Exercise requirements:
Can you transcribe every line exactly and leave the pictures behind?

Supplied material:
--------------------------------

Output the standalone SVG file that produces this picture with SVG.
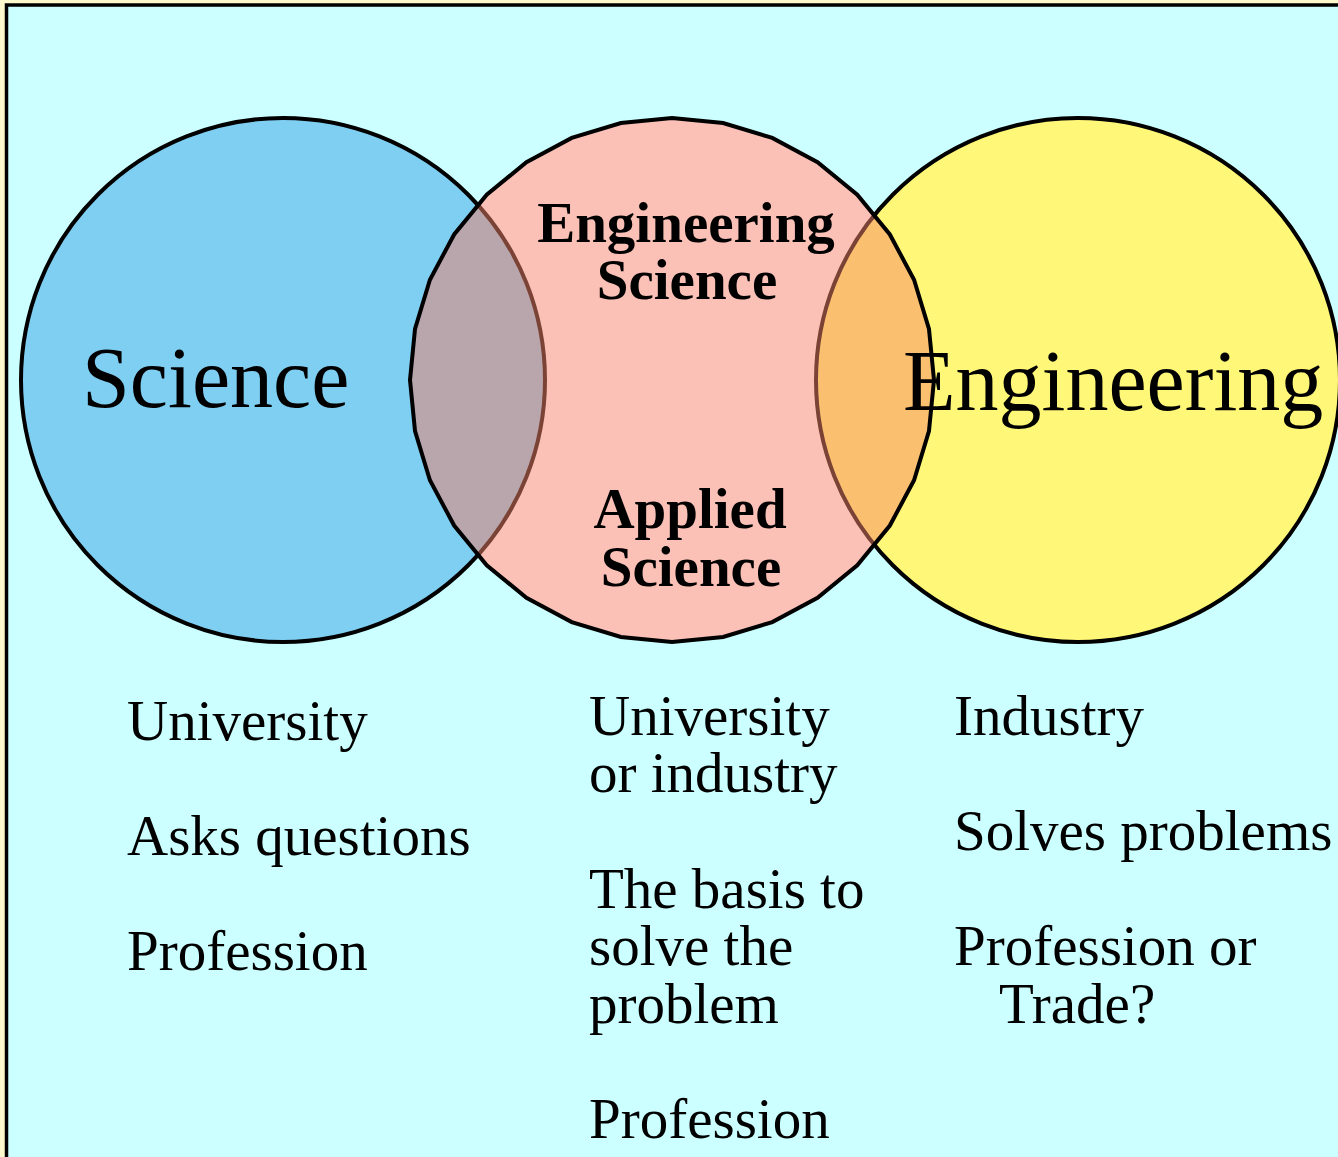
<svg xmlns="http://www.w3.org/2000/svg" width="1338" height="1157" viewBox="0 0 1338 1157">
<style>
.big{font-family:"Liberation Serif","Times New Roman",serif;font-size:86px;fill:#000}
.bold{font-family:"Liberation Serif","Times New Roman",serif;font-size:57px;font-weight:bold;fill:#000;text-anchor:middle}
.txt{font-family:"Liberation Serif","Times New Roman",serif;font-size:57px;fill:#000}
.edge{fill:none;stroke:#000;stroke-width:4}
.inner{fill:none;stroke:#7B4335;stroke-width:4}
</style>
<defs>
<polygon id="pinkShape" points="672,118 723.11,123.03 772.26,137.94 817.56,162.15 857.26,194.74 889.85,234.44 914.06,279.74 928.97,328.89 934,380 928.97,431.11 914.06,480.26 889.85,525.56 857.26,565.26 817.56,597.85 772.26,622.06 723.11,636.97 672,642 620.89,636.97 571.74,622.06 526.44,597.85 486.74,565.26 454.15,525.56 429.94,480.26 415.03,431.11 410,380 415.03,328.89 429.94,279.74 454.15,234.44 486.74,194.74 526.44,162.15 571.74,137.94 620.89,123.03"/>
<clipPath id="pinkClip"><use href="#pinkShape"/></clipPath>
</defs>
<rect x="0" y="0" width="1338" height="1157" fill="#FFFACD"/>
<rect x="6.5" y="5" width="1340" height="1160" fill="#CCFFFF" stroke="#000" stroke-width="3.5"/>
<g id="science">
<circle cx="283" cy="380" r="262" class="edge" style="fill:#7FCFF3"/>
</g>
<g id="engineering">
<circle cx="1078" cy="380" r="262" class="edge" style="fill:#FFF778"/>
</g>
<g id="middle">
<use href="#pinkShape" fill="#FBC1B7"/>
<g clip-path="url(#pinkClip)">
<circle cx="283" cy="380" r="262" fill="#B9A6AC"/>
<circle cx="1078" cy="380" r="262" fill="#FBBF70"/>
<circle cx="283" cy="380" r="262" class="inner"/>
<circle cx="1078" cy="380" r="262" class="inner"/>
</g>
<use href="#pinkShape" class="edge"/>
</g>
<g id="labels">
<text class="big" x="82" y="407">Science</text>
<text class="big" x="903" y="410">Engineering</text>
<text class="bold" x="686" y="242">Engineering</text>
<text class="bold" x="687" y="299">Science</text>
<text class="bold" x="690" y="528">Applied</text>
<text class="bold" x="691" y="586">Science</text>
</g>
<g id="col-science">
<text class="txt" x="127" y="740">University</text>
<text class="txt" x="127" y="855">Asks questions</text>
<text class="txt" x="127" y="970">Profession</text>
</g>
<g id="col-middle">
<text class="txt" x="589" y="735">University</text>
<text class="txt" x="589" y="792">or industry</text>
<text class="txt" x="589" y="908">The basis to</text>
<text class="txt" x="589" y="965">solve the</text>
<text class="txt" x="589" y="1023">problem</text>
<text class="txt" x="589" y="1138">Profession</text>
</g>
<g id="col-engineering">
<text class="txt" x="954" y="735">Industry</text>
<text class="txt" x="954" y="850">Solves problems</text>
<text class="txt" x="954" y="965">Profession or</text>
<text class="txt" x="999" y="1023">Trade?</text>
</g>
<g id="connectors"/>
</svg>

--------------------------------

Task output:
Output the standalone SVG file that produces this picture with SVG.
<svg xmlns="http://www.w3.org/2000/svg" width="1338" height="1157" viewBox="0 0 1338 1157">
<style>
.big{font-family:"Liberation Serif","Times New Roman",serif;font-size:86px;fill:#000}
.bold{font-family:"Liberation Serif","Times New Roman",serif;font-size:57px;font-weight:bold;fill:#000;text-anchor:middle}
.txt{font-family:"Liberation Serif","Times New Roman",serif;font-size:57px;fill:#000}
.edge{fill:none;stroke:#000;stroke-width:4}
.inner{fill:none;stroke:#7B4335;stroke-width:4}
</style>
<defs>
<polygon id="pinkShape" points="672,118 723.11,123.03 772.26,137.94 817.56,162.15 857.26,194.74 889.85,234.44 914.06,279.74 928.97,328.89 934,380 928.97,431.11 914.06,480.26 889.85,525.56 857.26,565.26 817.56,597.85 772.26,622.06 723.11,636.97 672,642 620.89,636.97 571.74,622.06 526.44,597.85 486.74,565.26 454.15,525.56 429.94,480.26 415.03,431.11 410,380 415.03,328.89 429.94,279.74 454.15,234.44 486.74,194.74 526.44,162.15 571.74,137.94 620.89,123.03"/>
<clipPath id="pinkClip"><use href="#pinkShape"/></clipPath>
</defs>
<rect x="0" y="0" width="1338" height="1157" fill="#FFFACD"/>
<rect x="6.5" y="5" width="1340" height="1160" fill="#CCFFFF" stroke="#000" stroke-width="3.5"/>
<g id="science">
<circle cx="283" cy="380" r="262" class="edge" style="fill:#7FCFF3"/>
</g>
<g id="engineering">
<circle cx="1078" cy="380" r="262" class="edge" style="fill:#FFF778"/>
</g>
<g id="middle">
<use href="#pinkShape" fill="#FBC1B7"/>
<g clip-path="url(#pinkClip)">
<circle cx="283" cy="380" r="262" fill="#B9A6AC"/>
<circle cx="1078" cy="380" r="262" fill="#FBBF70"/>
<circle cx="283" cy="380" r="262" class="inner"/>
<circle cx="1078" cy="380" r="262" class="inner"/>
</g>
<use href="#pinkShape" class="edge"/>
</g>
<g id="labels">
<text class="big" x="82" y="407">Science</text>
<text class="big" x="903" y="410">Engineering</text>
<text class="bold" x="686" y="242">Engineering</text>
<text class="bold" x="687" y="299">Science</text>
<text class="bold" x="690" y="528">Applied</text>
<text class="bold" x="691" y="586">Science</text>
</g>
<g id="col-science">
<text class="txt" x="127" y="740">University</text>
<text class="txt" x="127" y="855">Asks questions</text>
<text class="txt" x="127" y="970">Profession</text>
</g>
<g id="col-middle">
<text class="txt" x="589" y="735">University</text>
<text class="txt" x="589" y="792">or industry</text>
<text class="txt" x="589" y="908">The basis to</text>
<text class="txt" x="589" y="965">solve the</text>
<text class="txt" x="589" y="1023">problem</text>
<text class="txt" x="589" y="1138">Profession</text>
</g>
<g id="col-engineering">
<text class="txt" x="954" y="735">Industry</text>
<text class="txt" x="954" y="850">Solves problems</text>
<text class="txt" x="954" y="965">Profession or</text>
<text class="txt" x="999" y="1023">Trade?</text>
</g>
<g id="connectors"/>
</svg>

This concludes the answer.